* START DATASET EXTRACT *

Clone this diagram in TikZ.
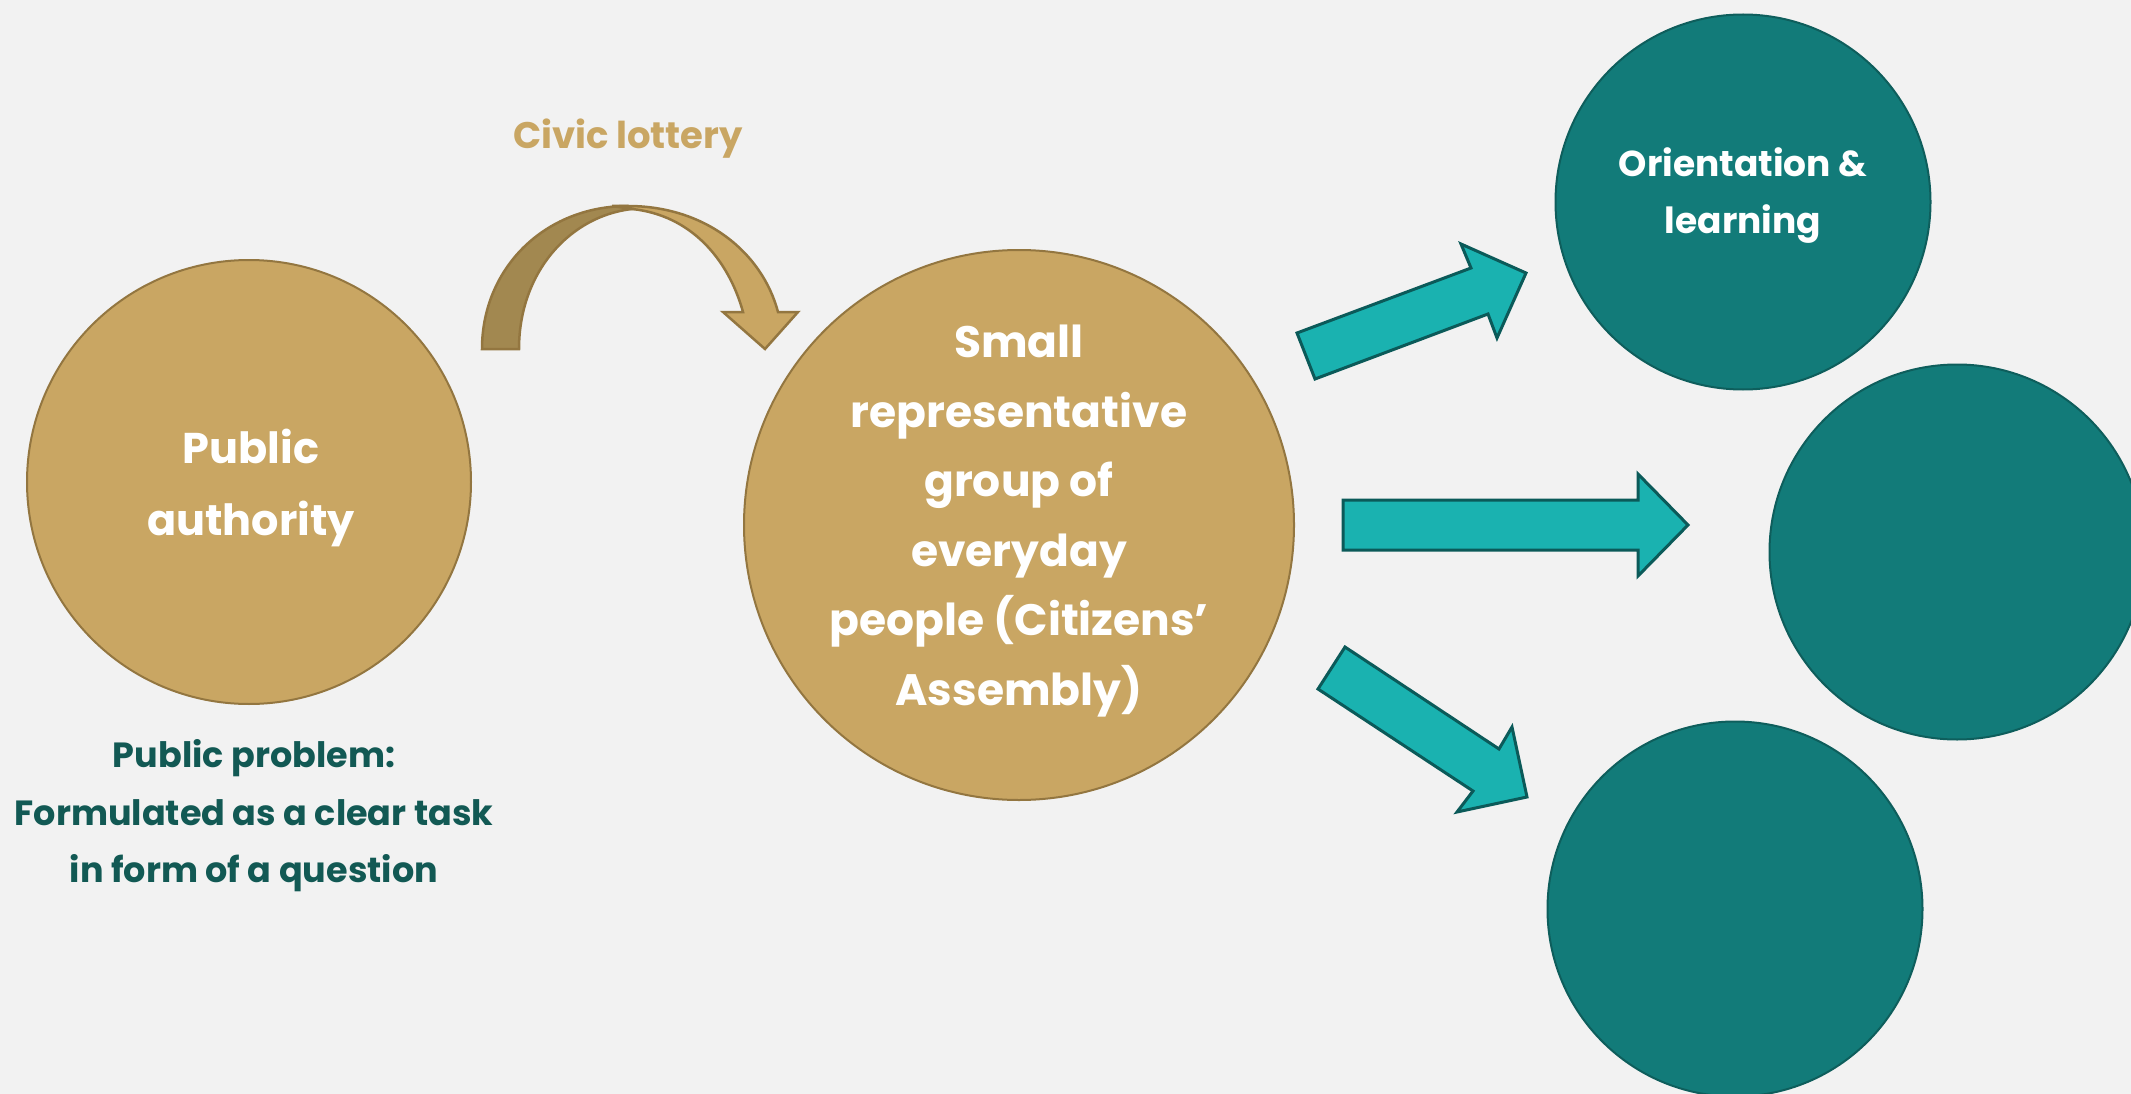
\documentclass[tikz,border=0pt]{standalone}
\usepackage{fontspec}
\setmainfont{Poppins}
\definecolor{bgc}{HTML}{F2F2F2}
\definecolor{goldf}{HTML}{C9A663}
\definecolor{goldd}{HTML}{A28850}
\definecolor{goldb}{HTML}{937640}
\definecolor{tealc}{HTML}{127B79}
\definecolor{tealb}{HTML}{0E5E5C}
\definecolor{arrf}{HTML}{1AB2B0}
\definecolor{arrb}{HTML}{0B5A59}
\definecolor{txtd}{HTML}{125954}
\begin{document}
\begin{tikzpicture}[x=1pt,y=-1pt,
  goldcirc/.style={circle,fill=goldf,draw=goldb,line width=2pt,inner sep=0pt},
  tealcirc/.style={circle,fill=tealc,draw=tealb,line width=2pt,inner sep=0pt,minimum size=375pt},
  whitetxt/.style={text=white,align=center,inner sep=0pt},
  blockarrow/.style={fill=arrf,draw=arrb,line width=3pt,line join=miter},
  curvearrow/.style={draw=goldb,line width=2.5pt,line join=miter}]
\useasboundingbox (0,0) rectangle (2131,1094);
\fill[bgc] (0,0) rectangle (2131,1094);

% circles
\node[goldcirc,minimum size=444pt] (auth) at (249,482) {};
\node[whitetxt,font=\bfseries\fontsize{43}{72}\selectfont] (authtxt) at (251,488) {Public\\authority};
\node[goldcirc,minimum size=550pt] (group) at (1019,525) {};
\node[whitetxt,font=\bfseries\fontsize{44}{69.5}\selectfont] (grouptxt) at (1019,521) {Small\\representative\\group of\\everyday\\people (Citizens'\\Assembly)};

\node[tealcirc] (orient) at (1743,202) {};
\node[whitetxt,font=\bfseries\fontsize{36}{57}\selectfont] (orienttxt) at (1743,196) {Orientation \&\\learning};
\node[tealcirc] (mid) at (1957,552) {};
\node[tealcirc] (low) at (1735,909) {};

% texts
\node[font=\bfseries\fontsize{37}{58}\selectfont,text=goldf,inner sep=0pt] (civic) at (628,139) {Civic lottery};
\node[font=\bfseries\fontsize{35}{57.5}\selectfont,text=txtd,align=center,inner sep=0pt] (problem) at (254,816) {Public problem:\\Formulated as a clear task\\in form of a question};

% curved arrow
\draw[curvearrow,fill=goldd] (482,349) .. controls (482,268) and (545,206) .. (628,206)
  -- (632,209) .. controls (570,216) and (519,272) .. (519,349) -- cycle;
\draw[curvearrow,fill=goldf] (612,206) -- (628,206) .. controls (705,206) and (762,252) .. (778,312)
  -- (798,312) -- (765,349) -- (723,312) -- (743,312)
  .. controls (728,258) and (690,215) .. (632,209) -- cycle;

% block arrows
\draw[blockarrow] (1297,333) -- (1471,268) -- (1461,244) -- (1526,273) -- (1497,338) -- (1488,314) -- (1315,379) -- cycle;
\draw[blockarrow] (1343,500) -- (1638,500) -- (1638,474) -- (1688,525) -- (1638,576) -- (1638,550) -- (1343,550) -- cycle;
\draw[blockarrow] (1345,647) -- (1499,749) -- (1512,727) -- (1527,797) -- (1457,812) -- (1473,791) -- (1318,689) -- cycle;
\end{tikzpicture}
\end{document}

* END DATASET EXTRACT *

• AIM OF THE EXERCISE: Retype each line of the listing above word for word. Exclude the pictures.

• WRITTEN RESPONSE:
Clone this diagram in TikZ.
\documentclass[tikz,border=0pt]{standalone}
\usepackage{fontspec}
\setmainfont{Poppins}
\definecolor{bgc}{HTML}{F2F2F2}
\definecolor{goldf}{HTML}{C9A663}
\definecolor{goldd}{HTML}{A28850}
\definecolor{goldb}{HTML}{937640}
\definecolor{tealc}{HTML}{127B79}
\definecolor{tealb}{HTML}{0E5E5C}
\definecolor{arrf}{HTML}{1AB2B0}
\definecolor{arrb}{HTML}{0B5A59}
\definecolor{txtd}{HTML}{125954}
\begin{document}
\begin{tikzpicture}[x=1pt,y=-1pt,
  goldcirc/.style={circle,fill=goldf,draw=goldb,line width=2pt,inner sep=0pt},
  tealcirc/.style={circle,fill=tealc,draw=tealb,line width=2pt,inner sep=0pt,minimum size=375pt},
  whitetxt/.style={text=white,align=center,inner sep=0pt},
  blockarrow/.style={fill=arrf,draw=arrb,line width=3pt,line join=miter},
  curvearrow/.style={draw=goldb,line width=2.5pt,line join=miter}]
\useasboundingbox (0,0) rectangle (2131,1094);
\fill[bgc] (0,0) rectangle (2131,1094);

% circles
\node[goldcirc,minimum size=444pt] (auth) at (249,482) {};
\node[whitetxt,font=\bfseries\fontsize{43}{72}\selectfont] (authtxt) at (251,488) {Public\\authority};
\node[goldcirc,minimum size=550pt] (group) at (1019,525) {};
\node[whitetxt,font=\bfseries\fontsize{44}{69.5}\selectfont] (grouptxt) at (1019,521) {Small\\representative\\group of\\everyday\\people (Citizens'\\Assembly)};

\node[tealcirc] (orient) at (1743,202) {};
\node[whitetxt,font=\bfseries\fontsize{36}{57}\selectfont] (orienttxt) at (1743,196) {Orientation \&\\learning};
\node[tealcirc] (mid) at (1957,552) {};
\node[tealcirc] (low) at (1735,909) {};

% texts
\node[font=\bfseries\fontsize{37}{58}\selectfont,text=goldf,inner sep=0pt] (civic) at (628,139) {Civic lottery};
\node[font=\bfseries\fontsize{35}{57.5}\selectfont,text=txtd,align=center,inner sep=0pt] (problem) at (254,816) {Public problem:\\Formulated as a clear task\\in form of a question};

% curved arrow
\draw[curvearrow,fill=goldd] (482,349) .. controls (482,268) and (545,206) .. (628,206)
  -- (632,209) .. controls (570,216) and (519,272) .. (519,349) -- cycle;
\draw[curvearrow,fill=goldf] (612,206) -- (628,206) .. controls (705,206) and (762,252) .. (778,312)
  -- (798,312) -- (765,349) -- (723,312) -- (743,312)
  .. controls (728,258) and (690,215) .. (632,209) -- cycle;

% block arrows
\draw[blockarrow] (1297,333) -- (1471,268) -- (1461,244) -- (1526,273) -- (1497,338) -- (1488,314) -- (1315,379) -- cycle;
\draw[blockarrow] (1343,500) -- (1638,500) -- (1638,474) -- (1688,525) -- (1638,576) -- (1638,550) -- (1343,550) -- cycle;
\draw[blockarrow] (1345,647) -- (1499,749) -- (1512,727) -- (1527,797) -- (1457,812) -- (1473,791) -- (1318,689) -- cycle;
\end{tikzpicture}
\end{document}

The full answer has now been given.